Deploying the reserves — held in huge salt caverns along the US Gulf Coast — has allowed the president to smooth some of the market turmoil caused by Russia’s invasion of Ukraine. His announcement of a record drawdown in March was a pre-emptive move amid predictions that sanctions on Russia could remove as much as 3mn barrels of the country’s oil from the market.
But he has come under fire from Republicans, who have accused him of recklessness in reducing volumes to their lowest levels since the early 1980s — hampering the country’s ability to react to future oil shocks.
“Draining oil from the strategic reserve is a short-sighted and dangerous choice that imperils our energy security at a critical time of global uncertainty,” Jerry Moran, the senior US senator from Kansas, wrote in a letter to the president this week.
Biden’s initial drawdown from the reserves last November was blasted for being a brazenly political move aimed at bringing down petrol prices to placate voters at a time of no significant disruption.
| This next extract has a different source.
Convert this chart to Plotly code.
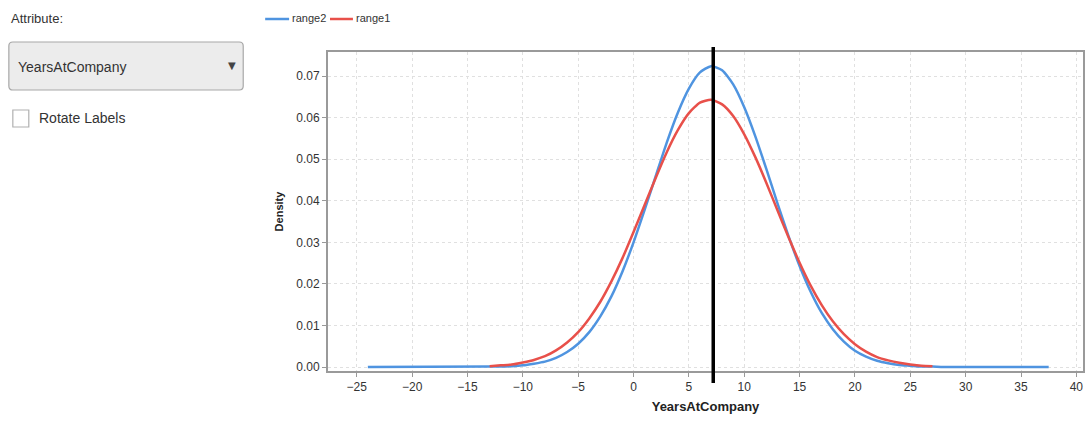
import plotly.graph_objects as go

# Density estimates of YearsAtCompany for two ranges
x_range2 = [-24, -13, -12, -11, -10, -9, -8, -7, -6, -5, -4, -3, -2, -1, 0, 1, 2, 3, 4, 5, 6,
            7, 8, 9, 10, 11, 12, 13, 14, 15, 16, 17, 18, 19, 20, 21, 22, 23, 24, 25,
            26, 27, 28, 37.5]
y_range2 = [0.0000, 0.0001, 0.0001, 0.0002, 0.0004, 0.0008, 0.0013, 0.0022, 0.0036, 0.0056,
            0.0084, 0.0122, 0.0170, 0.0230, 0.0300, 0.0378, 0.0459, 0.0540, 0.0612, 0.0670,
            0.0709, 0.0724, 0.0714, 0.0680, 0.0625, 0.0555, 0.0476, 0.0394, 0.0315, 0.0243,
            0.0181, 0.0130, 0.0091, 0.0061, 0.0039, 0.0025, 0.0015, 0.0009, 0.0005, 0.0003,
            0.0001, 0.0001, 0.0000, 0.0000]

x_range1 = [-13, -12, -11, -10, -9, -8, -7, -6, -5, -4, -3, -2, -1, 0, 1, 2, 3, 4, 5, 6,
            7, 8, 9, 10, 11, 12, 13, 14, 15, 16, 17, 18, 19, 20, 21, 22, 23, 24, 25,
            26, 27]
y_range1 = [0.0002, 0.0004, 0.0006, 0.0011, 0.0017, 0.0026, 0.0040, 0.0059, 0.0084, 0.0117,
            0.0157, 0.0206, 0.0262, 0.0325, 0.0390, 0.0455, 0.0517, 0.0570, 0.0611, 0.0636,
            0.0643, 0.0632, 0.0604, 0.0560, 0.0505, 0.0443, 0.0377, 0.0312, 0.0251, 0.0196,
            0.0149, 0.0110, 0.0079, 0.0055, 0.0037, 0.0024, 0.0016, 0.0010, 0.0006, 0.0003,
            0.0002]

marker_x = 7.2
x_ticks = list(range(-25, 45, 5))
y_ticks = [0.00, 0.01, 0.02, 0.03, 0.04, 0.05, 0.06, 0.07]

BLUE = "#4f94e0"
RED = "#e8504a"

W, H = 1089, 427
L, R, T, B = 328, 4, 52, 56
PW, PH = W - L - R, H - T - B


def px(x):
    return (x - L) / PW


def py(y):
    return (H - B - y) / PH


FONT = "Liberation Sans, Arial, sans-serif"

fig = go.Figure()
fig.add_trace(go.Scatter(x=x_range2, y=y_range2, mode="lines", name="range2",
                         line=dict(color=BLUE, width=2.5, shape="spline", smoothing=0.6)))
fig.add_trace(go.Scatter(x=x_range1, y=y_range1, mode="lines", name="range1",
                         line=dict(color=RED, width=2.5, shape="spline", smoothing=0.6)))


def rounded_rect(x0, y0, x1, y1, r):
    # pixel-space rounded rectangle converted to paper coordinates
    pts = []
    cmds = [
        ("M", x0 + r, y0), ("L", x1 - r, y0), ("Q", x1, y0, x1, y0 + r),
        ("L", x1, y1 - r), ("Q", x1, y1, x1 - r, y1), ("L", x0 + r, y1),
        ("Q", x0, y1, x0, y1 - r), ("L", x0, y0 + r), ("Q", x0, y0, x0 + r, y0),
    ]
    for c in cmds:
        if c[0] == "Q":
            pts.append(f"Q {px(c[1])},{py(c[2])} {px(c[3])},{py(c[4])}")
        else:
            pts.append(f"{c[0]} {px(c[1])},{py(c[2])}")
    return " ".join(pts) + " Z"


shapes = [
    # vertical marker
    dict(type="line", xref="x", yref="paper", x0=marker_x, x1=marker_x,
         y0=py(383), y1=py(47), line=dict(color="black", width=3.5)),
    # dropdown box
    dict(type="path", xref="paper", yref="paper", path=rounded_rect(8, 42, 243, 90, 4),
         fillcolor="#ececec", line=dict(color="#a8a8a8", width=1.2)),
    # checkbox
    dict(type="rect", xref="paper", yref="paper", x0=px(12), x1=px(28), y0=py(127), y1=py(110),
         fillcolor="white", line=dict(color="#b0b0b0", width=1.2)),
    # legend swatches
    dict(type="line", xref="paper", yref="paper", x0=px(265), x1=px(289), y0=py(19), y1=py(19),
         line=dict(color=BLUE, width=2.5)),
    dict(type="line", xref="paper", yref="paper", x0=px(330), x1=px(353), y0=py(19), y1=py(19),
         line=dict(color=RED, width=2.5)),
]

annotations = [
    dict(text="Attribute:", x=px(8), y=py(18), xref="paper", yref="paper",
         xanchor="left", yanchor="middle", showarrow=False,
         font=dict(family=FONT, size=13, color="#333333")),
    dict(text="YearsAtCompany", x=px(15), y=py(67), xref="paper", yref="paper",
         xanchor="left", yanchor="middle", showarrow=False,
         font=dict(family=FONT, size=14, color="#333333")),
    dict(text="▼", x=px(232), y=py(65), xref="paper", yref="paper",
         xanchor="center", yanchor="middle", showarrow=False,
         font=dict(family="DejaVu Sans", size=10, color="#444444")),
    dict(text="Rotate Labels", x=px(36), y=py(118), xref="paper", yref="paper",
         xanchor="left", yanchor="middle", showarrow=False,
         font=dict(family=FONT, size=14, color="#333333")),
    dict(text="range2", x=px(290), y=py(18), xref="paper", yref="paper",
         xanchor="left", yanchor="middle", showarrow=False,
         font=dict(family=FONT, size=11, color="#333333")),
    dict(text="range1", x=px(354), y=py(18), xref="paper", yref="paper",
         xanchor="left", yanchor="middle", showarrow=False,
         font=dict(family=FONT, size=11, color="#333333")),
]

fig.update_layout(
    width=W, height=H,
    margin=dict(l=L, r=R, t=T, b=B),
    paper_bgcolor="white", plot_bgcolor="white",
    font=dict(family=FONT, size=12, color="#333333"),
    showlegend=False,
    shapes=shapes,
    annotations=annotations,
    xaxis=dict(range=[-27.6, 40.6], tickvals=x_ticks, ticks="outside", ticklen=4,
               tickcolor="#999999", showgrid=True, gridcolor="#e0e0e0", griddash="dot",
               showline=True, linecolor="#9a9a9a", linewidth=2, mirror=True,
               zeroline=False, tickfont=dict(size=12, color="#333333"),
               title=dict(text="<b>YearsAtCompany</b>", standoff=8,
                          font=dict(size=13, color="#222222"))),
    yaxis=dict(range=[-0.00096, 0.0758], tickvals=y_ticks, tickformat=".2f",
               ticks="outside", ticklen=4, tickcolor="#999999",
               showgrid=True, gridcolor="#e0e0e0", griddash="dot",
               showline=True, linecolor="#9a9a9a", linewidth=2, mirror=True,
               zeroline=False, tickfont=dict(size=12, color="#333333"),
               title=dict(text="<b>Density</b>", standoff=10,
                          font=dict(size=11, color="#222222"))),
)

fig.write_html("out.html")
Many drew comparisons to President Bill Clinton’s use of the SPR to douse prices at the pump ahead of the 2000 presidential election between his vice-president Al Gore and the Republican challenger George W Bush.
Also significant, said analysts, was Wednesday’s White House pledge to start buying back oil to replenish the reserve at a price of $67-$72 a barrel — another form of intervention designed to affect oil prices many months in the future. The move, Biden said, would “help create certainty around future demand for crude oil”.
“That will encourage firms to invest in production right now, helping to improve US energy security and bring down energy prices that have been driven up by Putin’s war in Ukraine,” the president said.
His direction to officials to prepare for more drawdowns comes after Saudi Arabia and other Opec+ producers last month announced plans to slash output, enraging the White House.
Bob McNally, head of consultancy Rapidan Energy and a former adviser to the George W Bush administration, noted that, ironically, the motivation behind the White House’s repurchase price — an effort to put a floor in the market to give producers more confidence to invest — was akin to the cartel’s supply cut.
“The Biden administration and Opec+ are both basically saying: ‘Hey investors — drill. Drill, baby drill. We’re not going to let prices collapse’,” he said.
Goldwyn said the administration was “trying to change the calculus so that we can maximise US supply and maybe put a little bit the fear of God into Opec+ about a return of the market share battles of a few years ago”.
Having shown its willingness to use the stockpile to influence oil prices, the White House is likely to draw down more barrels later this year if a looming European embargo on Russian exports — and potential retaliatory moves by the Kremlin — trigger market shortages. Analysts said restrictions of petroleum product exports, such as petrol and diesel, also remained on the table.
In the meantime, recent drawdowns are also starting to alarm some market analysts. Robert Yawger, a director at Mizuho Securities, said the record 180mn barrel release “runs out at a really bad time” as Europe’s embargo, set to come into force in December, threatens to cut supply.
If a US plan to keep Russian barrels flowing through the embargo — by capping the price at which importers buy its oil — fails, deep supply shortages could ensue, analysts say.
“I do believe that they’ll go with 90mn more barrels in January through March,” he said. “I think their hand will be forced.”
And even as it begins refilling the stockpile in future, the federal government will be selling more barrels again anyway, under Congressional plans to shrink the reserve during the next two fiscal years. But market forces could leave the administration with little choice.
“Between Western price-cap guns and Russian energy weapons, Biden will probably need those barrels,” said Kevin Book, an analyst at ClearView Energy Partners in Washington.